Matthew Sear (b.1975) is a London-born guitarist, pianist and composer. He began teaching himself the guitar and piano aged thirteen (while also composing his first pieces), before commencing private instruction in both instruments.
At 1993, aged eighteen, Matthew was awarded an unconditional place to study classical guitar at the Guildhall School Of Music and Drama in London, where he stayed until 1996, leaving the conservatoire to write for the psychedelic rock band ‘Collusion’.
Through the 1990‘s he worked as a street musician and cafe guitarist, while studying composition under Baz Elmes and guitar with Martin Vishnick. The study culminated in Licentiates from the Royal Schools of Music and RGT, and a place on the University of Surrey’s Master’s Degree programme, in classical performance.
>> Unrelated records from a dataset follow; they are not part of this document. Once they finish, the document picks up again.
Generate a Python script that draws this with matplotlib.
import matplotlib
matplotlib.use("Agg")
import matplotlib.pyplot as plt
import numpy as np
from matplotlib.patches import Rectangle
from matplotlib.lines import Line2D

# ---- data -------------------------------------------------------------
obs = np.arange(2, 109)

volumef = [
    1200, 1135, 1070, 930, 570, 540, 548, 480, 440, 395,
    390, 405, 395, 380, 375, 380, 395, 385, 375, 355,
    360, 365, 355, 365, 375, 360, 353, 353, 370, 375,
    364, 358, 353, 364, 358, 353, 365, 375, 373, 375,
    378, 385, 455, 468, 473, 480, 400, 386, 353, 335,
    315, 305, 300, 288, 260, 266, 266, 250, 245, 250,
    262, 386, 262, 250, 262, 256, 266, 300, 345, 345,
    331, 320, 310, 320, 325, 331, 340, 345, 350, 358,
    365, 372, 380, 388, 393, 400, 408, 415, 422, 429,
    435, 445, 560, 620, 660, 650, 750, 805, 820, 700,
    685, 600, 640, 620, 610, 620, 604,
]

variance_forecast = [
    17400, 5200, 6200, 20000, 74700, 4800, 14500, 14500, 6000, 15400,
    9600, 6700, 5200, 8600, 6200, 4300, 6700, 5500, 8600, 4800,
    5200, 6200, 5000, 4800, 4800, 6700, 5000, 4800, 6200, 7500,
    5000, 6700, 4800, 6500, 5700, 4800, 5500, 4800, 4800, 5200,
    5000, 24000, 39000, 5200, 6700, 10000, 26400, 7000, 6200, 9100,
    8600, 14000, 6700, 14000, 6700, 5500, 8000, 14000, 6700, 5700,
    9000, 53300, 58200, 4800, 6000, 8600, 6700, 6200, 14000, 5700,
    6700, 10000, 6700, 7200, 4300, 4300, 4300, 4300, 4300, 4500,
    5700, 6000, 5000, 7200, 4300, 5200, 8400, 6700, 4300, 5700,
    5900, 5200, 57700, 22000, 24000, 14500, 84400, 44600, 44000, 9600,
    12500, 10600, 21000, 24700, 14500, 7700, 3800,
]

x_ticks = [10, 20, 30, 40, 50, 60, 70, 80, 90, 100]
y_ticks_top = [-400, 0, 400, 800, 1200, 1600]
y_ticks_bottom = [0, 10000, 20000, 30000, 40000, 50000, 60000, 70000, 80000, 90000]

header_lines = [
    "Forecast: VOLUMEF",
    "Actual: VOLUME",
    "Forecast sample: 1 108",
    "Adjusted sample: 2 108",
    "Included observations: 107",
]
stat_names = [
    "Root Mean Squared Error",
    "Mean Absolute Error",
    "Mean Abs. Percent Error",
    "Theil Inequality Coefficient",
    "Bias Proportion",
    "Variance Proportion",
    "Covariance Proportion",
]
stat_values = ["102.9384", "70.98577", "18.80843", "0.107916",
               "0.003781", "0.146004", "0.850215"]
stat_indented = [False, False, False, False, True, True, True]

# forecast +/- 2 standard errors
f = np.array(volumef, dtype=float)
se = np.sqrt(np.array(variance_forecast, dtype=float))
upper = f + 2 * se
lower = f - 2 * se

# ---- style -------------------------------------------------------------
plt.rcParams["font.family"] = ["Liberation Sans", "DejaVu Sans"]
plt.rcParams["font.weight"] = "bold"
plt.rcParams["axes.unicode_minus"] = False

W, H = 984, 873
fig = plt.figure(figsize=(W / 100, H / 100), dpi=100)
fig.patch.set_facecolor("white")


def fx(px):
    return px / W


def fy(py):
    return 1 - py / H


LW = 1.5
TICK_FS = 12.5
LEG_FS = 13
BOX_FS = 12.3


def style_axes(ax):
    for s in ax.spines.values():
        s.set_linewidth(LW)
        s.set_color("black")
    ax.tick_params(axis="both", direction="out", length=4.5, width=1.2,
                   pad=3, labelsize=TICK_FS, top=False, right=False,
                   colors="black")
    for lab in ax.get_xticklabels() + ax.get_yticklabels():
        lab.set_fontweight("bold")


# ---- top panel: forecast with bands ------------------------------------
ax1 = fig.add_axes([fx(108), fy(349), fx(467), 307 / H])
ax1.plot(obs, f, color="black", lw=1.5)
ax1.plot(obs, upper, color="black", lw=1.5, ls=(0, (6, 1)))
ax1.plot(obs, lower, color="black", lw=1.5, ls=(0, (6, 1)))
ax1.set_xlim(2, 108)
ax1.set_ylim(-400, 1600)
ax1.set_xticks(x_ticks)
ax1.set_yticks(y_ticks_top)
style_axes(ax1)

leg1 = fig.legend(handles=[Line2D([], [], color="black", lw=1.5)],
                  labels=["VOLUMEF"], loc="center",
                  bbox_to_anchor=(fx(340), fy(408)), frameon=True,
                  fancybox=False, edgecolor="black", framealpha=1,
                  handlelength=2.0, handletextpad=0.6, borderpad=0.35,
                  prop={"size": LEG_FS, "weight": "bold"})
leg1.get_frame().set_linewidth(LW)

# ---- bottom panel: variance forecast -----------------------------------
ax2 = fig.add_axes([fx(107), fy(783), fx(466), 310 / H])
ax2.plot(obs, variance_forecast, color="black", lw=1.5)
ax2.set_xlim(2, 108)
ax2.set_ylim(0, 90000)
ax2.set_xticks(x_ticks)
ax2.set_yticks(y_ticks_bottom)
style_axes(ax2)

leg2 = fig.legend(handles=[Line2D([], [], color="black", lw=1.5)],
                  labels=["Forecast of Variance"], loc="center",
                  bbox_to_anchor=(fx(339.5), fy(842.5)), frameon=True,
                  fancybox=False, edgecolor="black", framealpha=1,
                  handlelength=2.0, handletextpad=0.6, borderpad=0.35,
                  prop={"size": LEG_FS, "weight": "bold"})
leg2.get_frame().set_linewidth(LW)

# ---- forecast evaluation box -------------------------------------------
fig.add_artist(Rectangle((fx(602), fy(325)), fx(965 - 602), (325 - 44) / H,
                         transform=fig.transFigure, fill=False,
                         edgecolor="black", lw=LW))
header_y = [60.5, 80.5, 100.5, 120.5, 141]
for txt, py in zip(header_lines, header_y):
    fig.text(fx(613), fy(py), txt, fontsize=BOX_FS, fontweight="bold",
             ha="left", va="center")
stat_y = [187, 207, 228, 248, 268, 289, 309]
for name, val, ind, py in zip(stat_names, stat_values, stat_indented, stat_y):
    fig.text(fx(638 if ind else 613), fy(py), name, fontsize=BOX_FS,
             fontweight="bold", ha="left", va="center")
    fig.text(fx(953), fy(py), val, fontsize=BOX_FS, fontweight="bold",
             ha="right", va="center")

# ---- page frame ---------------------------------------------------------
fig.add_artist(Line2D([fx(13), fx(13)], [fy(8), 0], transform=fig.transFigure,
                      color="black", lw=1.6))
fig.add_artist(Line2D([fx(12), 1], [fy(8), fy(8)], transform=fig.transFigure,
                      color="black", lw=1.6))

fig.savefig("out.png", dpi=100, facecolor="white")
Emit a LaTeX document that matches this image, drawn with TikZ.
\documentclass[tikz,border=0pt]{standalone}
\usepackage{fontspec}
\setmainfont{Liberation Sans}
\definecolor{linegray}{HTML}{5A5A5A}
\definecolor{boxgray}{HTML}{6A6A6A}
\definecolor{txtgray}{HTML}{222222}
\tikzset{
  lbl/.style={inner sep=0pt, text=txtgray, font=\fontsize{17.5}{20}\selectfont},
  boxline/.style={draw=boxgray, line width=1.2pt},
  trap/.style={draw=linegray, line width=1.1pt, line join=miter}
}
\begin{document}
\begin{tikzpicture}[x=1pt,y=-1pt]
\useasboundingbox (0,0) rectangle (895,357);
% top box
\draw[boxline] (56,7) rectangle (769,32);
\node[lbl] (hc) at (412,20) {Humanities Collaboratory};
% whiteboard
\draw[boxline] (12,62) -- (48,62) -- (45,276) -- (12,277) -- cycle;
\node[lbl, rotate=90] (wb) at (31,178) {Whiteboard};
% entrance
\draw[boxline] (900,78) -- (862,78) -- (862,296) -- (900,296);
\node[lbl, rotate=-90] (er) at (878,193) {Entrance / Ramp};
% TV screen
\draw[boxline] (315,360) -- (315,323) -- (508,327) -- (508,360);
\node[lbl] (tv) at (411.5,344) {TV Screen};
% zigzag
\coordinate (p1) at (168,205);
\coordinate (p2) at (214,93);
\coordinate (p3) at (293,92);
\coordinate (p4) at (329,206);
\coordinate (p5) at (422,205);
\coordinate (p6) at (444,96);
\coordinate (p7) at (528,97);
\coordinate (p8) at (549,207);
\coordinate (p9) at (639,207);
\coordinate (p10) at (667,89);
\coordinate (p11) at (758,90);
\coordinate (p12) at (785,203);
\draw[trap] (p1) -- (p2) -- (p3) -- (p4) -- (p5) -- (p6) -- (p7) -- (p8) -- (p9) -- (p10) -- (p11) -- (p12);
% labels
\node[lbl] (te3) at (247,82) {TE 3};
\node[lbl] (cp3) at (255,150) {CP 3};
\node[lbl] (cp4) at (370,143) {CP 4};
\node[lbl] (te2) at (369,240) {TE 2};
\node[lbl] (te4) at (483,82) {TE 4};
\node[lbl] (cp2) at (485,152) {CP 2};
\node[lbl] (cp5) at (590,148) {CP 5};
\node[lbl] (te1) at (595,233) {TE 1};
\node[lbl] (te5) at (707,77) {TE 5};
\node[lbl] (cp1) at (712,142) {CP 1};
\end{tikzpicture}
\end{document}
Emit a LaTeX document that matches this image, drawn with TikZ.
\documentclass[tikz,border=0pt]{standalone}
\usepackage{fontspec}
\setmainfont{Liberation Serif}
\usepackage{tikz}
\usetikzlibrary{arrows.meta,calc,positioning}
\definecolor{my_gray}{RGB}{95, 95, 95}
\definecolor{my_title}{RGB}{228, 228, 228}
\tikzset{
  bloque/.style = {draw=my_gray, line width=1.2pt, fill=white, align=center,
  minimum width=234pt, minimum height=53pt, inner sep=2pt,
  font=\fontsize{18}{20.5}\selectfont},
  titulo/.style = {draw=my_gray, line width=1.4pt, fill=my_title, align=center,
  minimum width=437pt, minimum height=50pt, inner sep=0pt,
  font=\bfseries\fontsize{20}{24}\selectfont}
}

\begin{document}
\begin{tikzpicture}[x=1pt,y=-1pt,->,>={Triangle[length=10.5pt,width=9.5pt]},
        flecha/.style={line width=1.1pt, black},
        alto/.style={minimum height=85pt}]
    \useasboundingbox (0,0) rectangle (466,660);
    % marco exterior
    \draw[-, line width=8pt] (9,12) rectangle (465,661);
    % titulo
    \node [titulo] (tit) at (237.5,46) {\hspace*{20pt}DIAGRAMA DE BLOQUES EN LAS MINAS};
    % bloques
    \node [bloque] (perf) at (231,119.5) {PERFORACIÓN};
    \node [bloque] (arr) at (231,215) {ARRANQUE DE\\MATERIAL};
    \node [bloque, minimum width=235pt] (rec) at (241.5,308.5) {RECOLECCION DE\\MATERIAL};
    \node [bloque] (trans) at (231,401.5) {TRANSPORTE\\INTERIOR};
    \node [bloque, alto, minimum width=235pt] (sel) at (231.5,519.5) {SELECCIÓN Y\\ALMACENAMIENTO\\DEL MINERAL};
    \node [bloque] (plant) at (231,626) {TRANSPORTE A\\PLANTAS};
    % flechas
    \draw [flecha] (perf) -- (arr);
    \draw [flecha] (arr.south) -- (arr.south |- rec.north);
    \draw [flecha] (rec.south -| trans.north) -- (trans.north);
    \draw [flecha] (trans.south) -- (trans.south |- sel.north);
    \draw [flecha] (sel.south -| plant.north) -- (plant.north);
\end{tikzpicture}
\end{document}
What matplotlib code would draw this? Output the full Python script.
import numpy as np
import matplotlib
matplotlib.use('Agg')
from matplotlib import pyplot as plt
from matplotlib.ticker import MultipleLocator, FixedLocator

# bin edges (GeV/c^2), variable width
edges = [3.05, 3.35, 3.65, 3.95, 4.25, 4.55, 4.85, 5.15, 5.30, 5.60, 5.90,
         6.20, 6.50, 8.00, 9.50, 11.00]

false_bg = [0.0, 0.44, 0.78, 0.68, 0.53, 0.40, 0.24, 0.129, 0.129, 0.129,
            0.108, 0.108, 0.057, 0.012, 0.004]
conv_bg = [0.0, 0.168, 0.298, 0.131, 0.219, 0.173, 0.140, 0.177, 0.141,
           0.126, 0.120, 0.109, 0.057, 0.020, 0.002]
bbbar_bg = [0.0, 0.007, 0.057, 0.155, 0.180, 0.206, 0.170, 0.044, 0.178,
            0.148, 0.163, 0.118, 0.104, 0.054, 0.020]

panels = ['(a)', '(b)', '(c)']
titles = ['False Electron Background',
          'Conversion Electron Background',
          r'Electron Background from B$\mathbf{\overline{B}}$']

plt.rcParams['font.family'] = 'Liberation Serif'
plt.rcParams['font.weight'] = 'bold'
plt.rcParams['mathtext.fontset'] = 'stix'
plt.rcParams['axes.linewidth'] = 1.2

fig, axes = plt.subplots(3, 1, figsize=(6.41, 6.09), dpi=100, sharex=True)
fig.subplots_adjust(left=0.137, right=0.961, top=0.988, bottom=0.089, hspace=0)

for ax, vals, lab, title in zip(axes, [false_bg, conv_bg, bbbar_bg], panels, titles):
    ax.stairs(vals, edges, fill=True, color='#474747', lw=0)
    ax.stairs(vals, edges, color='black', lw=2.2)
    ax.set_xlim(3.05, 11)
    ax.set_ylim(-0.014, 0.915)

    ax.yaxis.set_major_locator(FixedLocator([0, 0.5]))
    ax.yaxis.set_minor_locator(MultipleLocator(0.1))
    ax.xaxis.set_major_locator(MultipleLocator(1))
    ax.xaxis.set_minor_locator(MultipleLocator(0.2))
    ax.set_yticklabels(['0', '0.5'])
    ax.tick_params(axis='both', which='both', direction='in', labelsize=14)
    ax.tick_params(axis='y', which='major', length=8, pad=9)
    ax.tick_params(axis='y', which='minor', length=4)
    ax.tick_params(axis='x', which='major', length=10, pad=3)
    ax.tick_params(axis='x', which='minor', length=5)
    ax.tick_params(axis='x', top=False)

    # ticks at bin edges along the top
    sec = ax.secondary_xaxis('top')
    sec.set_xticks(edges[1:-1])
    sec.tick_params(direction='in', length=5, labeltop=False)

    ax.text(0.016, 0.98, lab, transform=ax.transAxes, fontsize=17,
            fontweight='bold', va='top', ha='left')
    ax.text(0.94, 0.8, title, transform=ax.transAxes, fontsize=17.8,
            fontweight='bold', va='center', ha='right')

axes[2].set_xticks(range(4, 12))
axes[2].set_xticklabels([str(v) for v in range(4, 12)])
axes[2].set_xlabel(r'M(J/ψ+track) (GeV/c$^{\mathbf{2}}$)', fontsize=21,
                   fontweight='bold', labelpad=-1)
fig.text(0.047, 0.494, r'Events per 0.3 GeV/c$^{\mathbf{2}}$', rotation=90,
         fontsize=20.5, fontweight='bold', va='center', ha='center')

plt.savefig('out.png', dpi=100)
Matthew gave his classical guitar debut in 2006, performing on Valentines Day at St Paul’s church, Covent Garden, London. In addition to the warm reception from St Paul’s, his performance also received a glowing endorsement from Grammy nominee Antonio Forcione and also BBC Radio’s Jonathan Witchell – who later enthused on his show…
“…Vibrance, energy and the ability to really communicate through the guitar. Fantastic live music: A performer in complete command…”
Since then, Matthew has performed as a classical soloist in some of Britain’s most famous concert venues; including St James’ Piccadilly, St Martin In The Fields and St John’s Smith Square.
In addition to performances in his native country, he has given recitals throughout North America and Europe; performing across France, Sweden and Spain – and in 2010, under the mentorship of Carlos Bonell, was awarded a Fellowship from the London College Of Music, the college’s highest award.
His expressive playing style continues to receive praise from audiences and the media alike. The ‘Costa Blanca News’ (Spain) remarking after a 2012 recital…
“…A young virtuoso, whose playing was like a colourful waterfall..”
“America by Matthew Sear, created an an atmosphere containing both the bustling New York Metropolis and hints of Southern Bluegrass. The result was very characterful.”
Melinda Hughes, The 2013 Edinburgh Festival – Broadwaybaby.Com
Matthew’s work as a composer includes music for solo instruments and ensembles – and his pieces have been performed on a variety of indie and mainstream stations: including BBC and SW1 Radio. In addition to radio airplay, his pieces have been performed at St Martin-in-the-Fields ‘New Music Series’ for young composers, and most recently the Edinburgh Festival. Currently Matthew is honouring commissions from award-winning soprano Susanna Risch, guitarist Jonathan Prag and screen writer Edward Kelly.
Matthew lives happily with his wife Suzanne in south-east London, a musician in her own right. In addition to classical and world music, they share a passion for English football, cinema, String Theory and autism. They also perform (and record) with their friend, the string player Alison Jones in the Gypsy Jazz Trio ‘String Theory’.